* _The task_: Using the records below, copy exactly the part that opens with the line holding "Clone this chart" and closes with the line holding "0.0208, 0.0208, 0.0208];", minus the pictures.

* _Dataset rows_:

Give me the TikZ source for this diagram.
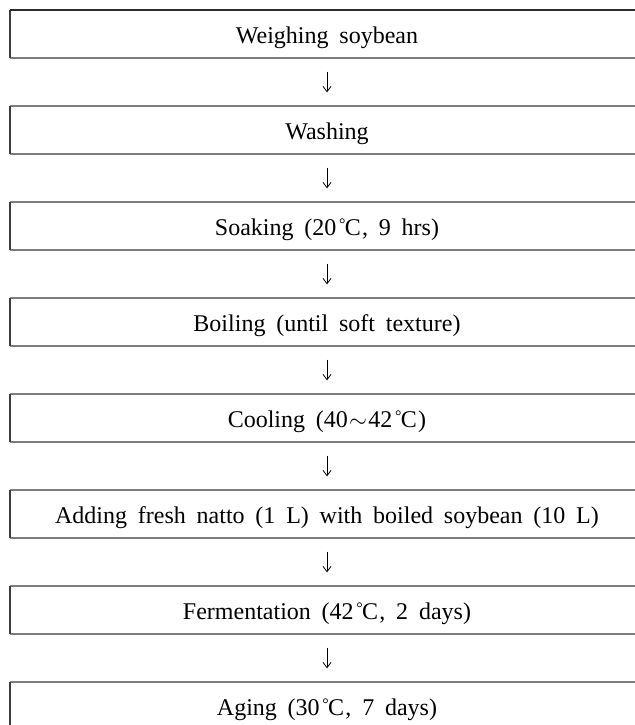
\documentclass[tikz,border=0pt]{standalone}
\usepackage{fontspec}
\setmainfont{Liberation Serif}
\usetikzlibrary{arrows.meta}
\tikzset{>={Straight Barb[length=4pt,width=6pt]}}
\definecolor{ruleColour}{RGB}{125,125,125}
\definecolor{sideColour}{RGB}{60,60,60}
\definecolor{topColour}{RGB}{45,45,45}
\newcommand{\degC}{\kern2pt\raisebox{0.22em}{\fontsize{12}{12}\selectfont °}\kern-0.5pt C\kern1pt}
\newcommand{\wave}{\kern1pt$\mathord{\sim}$\kern1pt}
\newcommand{\stepfont}{\fontsize{18}{22}\selectfont\spaceskip=0.45em\relax}
\tikzset{
  stepnode/.style={inner sep=0pt, minimum height=36pt, text height=17pt,
    text depth=3.5pt, font=\stepfont},
  ruleline/.style={draw=ruleColour, line width=1.2pt},
  sideline/.style={draw=sideColour, line width=1.2pt},
  flowarrow/.style={->, line width=0.6pt, shorten <=10pt, shorten >=10pt}
}

\begin{document}
\begin{tikzpicture}[x=0.75pt, y=-0.75pt]
		\useasboundingbox (0, 0) rectangle (635, 725);
		\clip (0, 0) rectangle (635, 725);

		% frame edges
		\coordinate (lft) at (10, 0);
		\coordinate (rgt) at (644, 0);

		% the steps
		\node[stepnode] (weigh) at (327, 34) {Weighing soybean};
		\node[stepnode] (wash)  at (327, 130) {Washing};
		\node[stepnode] (soak)  at (327, 226) {Soaking (20\degC, 9 hrs)};
		\node[stepnode] (boil)  at (327, 322) {Boiling (until soft texture)};
		\node[stepnode] (cool)  at (327, 418) {Cooling (40\wave42\degC)};
		\node[stepnode] (inoc)  at (327, 514) {Adding fresh natto (1 L) with boiled soybean (10 L)};
		\node[stepnode] (ferm)  at (327, 610) {Fermentation (42\degC, 2 days)};
		\node[stepnode] (age)   at (327, 706) {Aging (30\degC, 7 days)};

		% boxes round the steps
		\foreach \s in {weigh, wash, soak, boil, cool, inoc, ferm, age} {
			\draw[ruleline] (rgt |- \s.north) -- (lft |- \s.north);
			\draw[ruleline] (lft |- \s.south) -- (rgt |- \s.south);
			\draw[sideline] (lft |- \s.north) -- (lft |- \s.south);
		}
		\draw[draw=topColour, line width=1.4pt] (lft |- weigh.north) -- (rgt |- weigh.north);

		% arrows between the steps
		\draw[flowarrow] (weigh) -- (wash);
		\draw[flowarrow] (wash) -- (soak);
		\draw[flowarrow] (soak) -- (boil);
		\draw[flowarrow] (boil) -- (cool);
		\draw[flowarrow] (cool) -- (inoc);
		\draw[flowarrow] (inoc) -- (ferm);
		\draw[flowarrow] (ferm) -- (age);
	\end{tikzpicture}
\end{document}
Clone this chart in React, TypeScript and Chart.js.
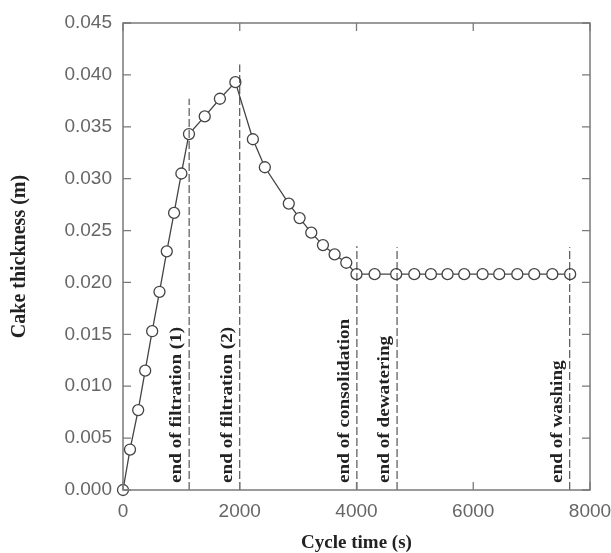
import React, { useEffect, useRef } from "react";
import { Chart, registerables } from "chart.js";

Chart.register(...registerables);

const cycleTime = [0, 120, 260, 380, 500, 625, 750, 875, 1000, 1130, 1400, 1660, 1925, 2225, 2430, 2840, 3025, 3225, 3425, 3625, 3825, 4000, 4310, 4680, 4990, 5275, 5560, 5845, 6160, 6445, 6755, 7045, 7355, 7660];
const cakeThickness = [0, 0.0039, 0.0077, 0.0115, 0.0153, 0.0191, 0.023, 0.0267, 0.0305, 0.0343, 0.036, 0.0377, 0.0393, 0.0338, 0.0311, 0.0276, 0.0262, 0.0248, 0.0236, 0.0227, 0.0219, 0.0208, 0.0208, 0.0208, 0.0208, 0.0208, 0.0208, 0.0208, 0.0208, 0.0208, 0.0208, 0.0208, 0.0208, 0.0208];

const eventTimes = [1133, 2000, 4007, 4695, 7653];
const eventTops = [0.0377, 0.041, 0.0235, 0.0234, 0.0234];
const eventLabels = ["end of filtration (1)", "end of filtration (2)", "end of consolidation", "end of dewatering", "end of washing"];

const xTickStep = 2000;
const yTickStep = 0.005;

const frameColor = "#7a7a7a";
const serif = "'Liberation Serif', 'Times New Roman', serif";
const sans = "'Liberation Sans', Arial, sans-serif";

const framePlugin = {
  id: "framePlugin",
  afterDatasetsDraw(chart: any) {
    const { ctx, chartArea, scales } = chart;
    const { left, right, top, bottom } = chartArea;
    ctx.save();
    // event labels
    ctx.fillStyle = "#222";
    ctx.font = `bold 16px ${serif}`;
    ctx.textAlign = "left";
    ctx.textBaseline = "middle";
    eventTimes.forEach((t, i) => {
      const px = scales.x.getPixelForValue(t);
      ctx.save();
      ctx.translate(px - 12, bottom - 7);
      ctx.rotate(-Math.PI / 2);
      ctx.scale(1.2, 1);
      ctx.fillText(eventLabels[i], 0, 0);
      ctx.restore();
    });
    // frame
    ctx.strokeStyle = frameColor;
    ctx.lineWidth = 1.5;
    ctx.strokeRect(left, top, right - left, bottom - top);
    // inward ticks
    ctx.lineWidth = 1.3;
    const tl = 8;
    scales.y.ticks.forEach((tk: any) => {
      const py = scales.y.getPixelForValue(tk.value);
      ctx.beginPath();
      ctx.moveTo(left, py);
      ctx.lineTo(left + tl, py);
      ctx.moveTo(right, py);
      ctx.lineTo(right - tl, py);
      ctx.stroke();
    });
    scales.x.ticks.forEach((tk: any) => {
      const px = scales.x.getPixelForValue(tk.value);
      ctx.beginPath();
      ctx.moveTo(px, bottom);
      ctx.lineTo(px, bottom - tl);
      ctx.moveTo(px, top);
      ctx.lineTo(px, top + tl);
      ctx.stroke();
    });
    ctx.restore();
  },
};

export default function App() {
  const ref = useRef<HTMLCanvasElement>(null);
  useEffect(() => {
    document.body.style.margin = "0";
    const eventDatasets = eventTimes.map((t, i) => ({
      type: "line" as const,
      data: [
        { x: t, y: 0 },
        { x: t, y: eventTops[i] },
      ],
      borderColor: "#333",
      borderWidth: 1,
      borderDash: [8, 3],
      pointRadius: 0,
      showLine: true,
      fill: false,
    }));
    const chart = new Chart(ref.current as HTMLCanvasElement, {
      type: "scatter",
      data: {
        datasets: [
          ...eventDatasets,
          {
            type: "scatter",
            data: cycleTime.map((t, i) => ({ x: t, y: cakeThickness[i] })),
            showLine: true,
            clip: false,
            borderColor: "#444",
            borderWidth: 1.3,
            pointRadius: 5.5,
            pointBorderWidth: 1.3,
            pointBackgroundColor: "#fff",
            pointBorderColor: "#444",
          } as any,
        ],
      },
      options: {
        animation: false,
        responsive: false,
        layout: { padding: { top: 23, right: 21, left: 0, bottom: 0 } },
        plugins: { legend: { display: false }, tooltip: { enabled: false } },
        scales: {
          x: {
            type: "linear",
            min: 0,
            max: 8000,
            grid: { display: false },
            border: { display: false },
            ticks: {
              stepSize: xTickStep,
              padding: 2,
              color: "#666",
              font: { family: sans, size: 19 },
              maxRotation: 0,
              callback: (v: any) => String(v),
            },
            title: {
              display: true,
              text: "Cycle time (s)",
              color: "#222",
              font: { family: serif, size: 19, weight: "bold", lineHeight: 1 },
              padding: { top: 0, bottom: 0 },
            },
            afterFit(scale: any) {
              scale.height = 63;
              scale.paddingLeft = 0;
              scale.paddingRight = 0;
            },
          },
          y: {
            type: "linear",
            min: 0,
            max: 0.045,
            grid: { display: false },
            border: { display: false },
            ticks: {
              stepSize: yTickStep,
              padding: 3,
              color: "#666",
              font: { family: sans, size: 19 },
              callback: (v: any) => Number(v).toFixed(3),
            },
            title: {
              display: true,
              text: "Cake thickness (m)",
              color: "#222",
              font: { family: serif, size: 20, weight: "bold", lineHeight: 1 },
              padding: { top: 10, bottom: 0 },
            },
            afterFit(scale: any) {
              scale.width = 123;
              scale.paddingTop = 0;
              scale.paddingBottom = 0;
            },
          },
        },
      },
      plugins: [framePlugin],
    });
    return () => chart.destroy();
  }, []);
  return <canvas ref={ref} width={611} height={553} style={{ display: "block" }} />;
}
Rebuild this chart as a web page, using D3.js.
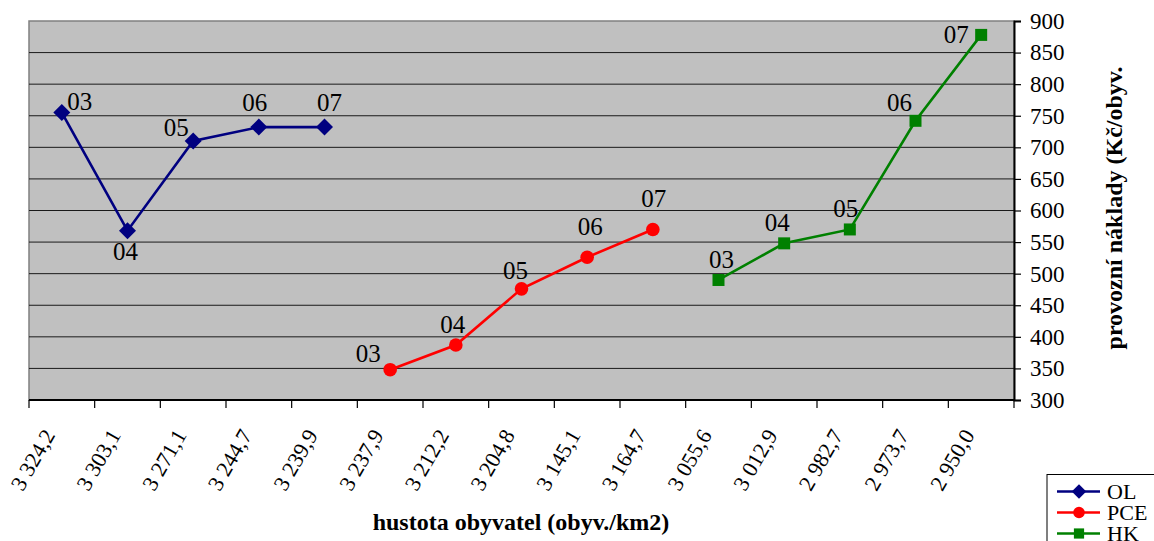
<!DOCTYPE html>
<html>
<head>
<meta charset="utf-8">
<script src="https://cdn.jsdelivr.net/npm/d3@7"></script>
<style>
  html, body { margin: 0; padding: 0; background: #fff; }
  svg { display: block; }
  svg text { font-family: "Liberation Serif", "Times New Roman", serif; }
</style>
</head>
<body>
<svg id="chart" width="1154" height="541"></svg>
<script>
// ---- data ----
const categories = ["3 324,2","3 303,1","3 271,1","3 244,7","3 239,9","3 237,9","3 212,2","3 204,8","3 145,1","3 164,7","3 055,6","3 012,9","2 982,7","2 973,7","2 950,0"];
const yearLabels = ["03","04","05","06","07"];
const olCategories = categories.slice(0, 5);
const olValues = [755, 568, 710, 732, 732];
const pceCategories = categories.slice(5, 10);
const pceValues = [348, 387, 476, 526, 570];
const hkCategories = categories.slice(10, 15);
const hkValues = [490, 548, 570, 742, 878];
const yTicks = [300, 350, 400, 450, 500, 550, 600, 650, 700, 750, 800, 850, 900];
const seriesNames = ["OL", "PCE", "HK"];
const seriesColors = ["#000080", "#FF0000", "#008000"];
// label placement offsets (layout only)
const labelOffsets = {
  OL:  [[18,-3],[-2,29],[-17,-5],[-4,-16],[5,-16]],
  PCE: [[-22,-8],[-3,-12],[-6,-10],[3,-22],[1,-22]],
  HK:  [[3,-12],[-7,-12],[-4,-12],[-16,-10],[-25,8]]
};

const series = [
  { name: "OL",  cats: olCategories,  vals: olValues,  color: seriesColors[0], marker: "diamond" },
  { name: "PCE", cats: pceCategories, vals: pceValues, color: seriesColors[1], marker: "circle" },
  { name: "HK",  cats: hkCategories,  vals: hkValues,  color: seriesColors[2], marker: "square" }
];

const FONT = "Liberation Serif";

// ---- layout ----
const svg = d3.select("#chart");
const plot = { left: 29, right: 1014, top: 21, bottom: 400 };

const x = d3.scaleBand().domain(categories).range([plot.left, plot.right]).padding(0);
const y = d3.scaleLinear().domain([300, 900]).range([plot.bottom, plot.top]);

// plot background
svg.append("rect")
  .attr("x", plot.left).attr("y", plot.top)
  .attr("width", plot.right - plot.left).attr("height", plot.bottom - plot.top)
  .attr("fill", "#C0C0C0").attr("stroke", "#808080").attr("stroke-width", 1.5);

// gridlines
svg.append("g").selectAll("line")
  .data(yTicks.filter(t => t > 300 && t < 900))
  .join("line")
  .attr("x1", plot.left).attr("x2", plot.right)
  .attr("y1", d => y(d)).attr("y2", d => y(d))
  .attr("stroke", "#1a1a1a").attr("stroke-width", 1);

// right axis
const yAxis = d3.axisRight(y).tickValues(yTicks).tickSize(7).tickPadding(9).tickFormat(d3.format("d"));
const gy = svg.append("g").attr("transform", `translate(${plot.right},0)`).call(yAxis)
  .attr("font-family", FONT);
gy.select(".domain").attr("stroke", "#000").attr("stroke-width", 2);
gy.selectAll(".tick line").attr("stroke", "#000").attr("stroke-width", 1.2);
gy.selectAll(".tick text").attr("font-size", 23).attr("fill", "#000")
  .attr("font-family", FONT);

// bottom axis (ticks between categories)
const gx = svg.append("g").attr("transform", `translate(0,${plot.bottom})`);
gx.append("line").attr("x1", plot.left).attr("x2", plot.right).attr("y1", 0).attr("y2", 0)
  .attr("stroke", "#000").attr("stroke-width", 2);
const boundaries = categories.map(c => x(c)).concat([plot.right]);
gx.selectAll("line.tk").data(boundaries).join("line").attr("class", "tk")
  .attr("x1", d => d).attr("x2", d => d).attr("y1", 0).attr("y2", 8)
  .attr("stroke", "#000").attr("stroke-width", 1.2);
gx.selectAll("text.cat").data(categories).join("text").attr("class", "cat")
  .attr("transform", d => `translate(${x(d) + x.bandwidth()/2 - 6},${435 - plot.bottom}) rotate(-60)`)
  .attr("text-anchor", "end")
  .attr("font-family", FONT)
  .attr("font-size", 22).attr("fill", "#000")
  .text(d => d);

// axis titles
svg.append("text")
  .attr("x", 521).attr("y", 530)
  .attr("text-anchor", "middle").attr("font-weight", "bold").attr("font-size", 24)
  .attr("font-family", FONT)
  .text("hustota obyvatel (obyv./km2)");
svg.append("text")
  .attr("transform", "translate(1122,208) rotate(-90)")
  .attr("text-anchor", "middle").attr("font-weight", "bold").attr("font-size", 24)
  .attr("font-family", FONT)
  .text("provozní náklady (Kč/obyv.");

// markers
function drawMarker(g, type, color, s) {
  if (type === "diamond") {
    g.append("path").attr("d", `M0,${-8.5*s}L${8.5*s},0L0,${8.5*s}L${-8.5*s},0Z`).attr("fill", color);
  } else if (type === "circle") {
    g.append("circle").attr("r", 6.8*s).attr("fill", color);
  } else {
    g.append("rect").attr("x", -6*s).attr("y", -6*s).attr("width", 12*s).attr("height", 12*s).attr("fill", color);
  }
}

const line = d3.line().x(d => x(d.c) + x.bandwidth()/2).y(d => y(d.v));

series.forEach(s => {
  const pts = s.cats.map((c, i) => ({ c, v: s.vals[i], lab: yearLabels[i], off: labelOffsets[s.name][i] }));
  const g = svg.append("g");
  g.append("path").datum(pts).attr("d", line)
    .attr("fill", "none").attr("stroke", s.color).attr("stroke-width", 2.6);
  pts.forEach(p => {
    const m = g.append("g").attr("transform", `translate(${x(p.c) + x.bandwidth()/2},${y(p.v)})`);
    drawMarker(m, s.marker, s.color, 1);
  });
  g.selectAll("text").data(pts).join("text")
    .attr("x", p => x(p.c) + x.bandwidth()/2 + p.off[0])
    .attr("y", p => y(p.v) + p.off[1])
    .attr("text-anchor", "middle").attr("font-size", 25).attr("fill", "#000")
    .attr("font-family", FONT)
    .text(p => p.lab);
});

// legend
const lg = svg.append("g");
lg.append("rect").attr("x", 1047).attr("y", 474.5).attr("width", 120).attr("height", 80)
  .attr("fill", "#fff").attr("stroke", "#000").attr("stroke-width", 1);
series.forEach((s, i) => {
  const ly = 491.5 + i * 21;
  lg.append("line").attr("x1", 1057).attr("x2", 1100).attr("y1", ly).attr("y2", ly)
    .attr("stroke", s.color).attr("stroke-width", 2.6);
  const m = lg.append("g").attr("transform", `translate(1079,${ly})`);
  drawMarker(m, s.marker, s.color, 0.85);
  lg.append("text").attr("x", 1107).attr("y", ly + 7.5).attr("font-size", 22).attr("fill", "#000")
    .attr("font-family", FONT)
    .text(seriesNames[i]);
});
</script>
</body>
</html>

* _Full response_:
Clone this chart in React, TypeScript and Chart.js.
import React, { useEffect, useRef } from "react";
import { Chart, registerables } from "chart.js";

Chart.register(...registerables);

const cycleTime = [0, 120, 260, 380, 500, 625, 750, 875, 1000, 1130, 1400, 1660, 1925, 2225, 2430, 2840, 3025, 3225, 3425, 3625, 3825, 4000, 4310, 4680, 4990, 5275, 5560, 5845, 6160, 6445, 6755, 7045, 7355, 7660];
const cakeThickness = [0, 0.0039, 0.0077, 0.0115, 0.0153, 0.0191, 0.023, 0.0267, 0.0305, 0.0343, 0.036, 0.0377, 0.0393, 0.0338, 0.0311, 0.0276, 0.0262, 0.0248, 0.0236, 0.0227, 0.0219, 0.0208, 0.0208, 0.0208, 0.0208, 0.0208, 0.0208, 0.0208, 0.0208, 0.0208, 0.0208, 0.0208, 0.0208, 0.0208];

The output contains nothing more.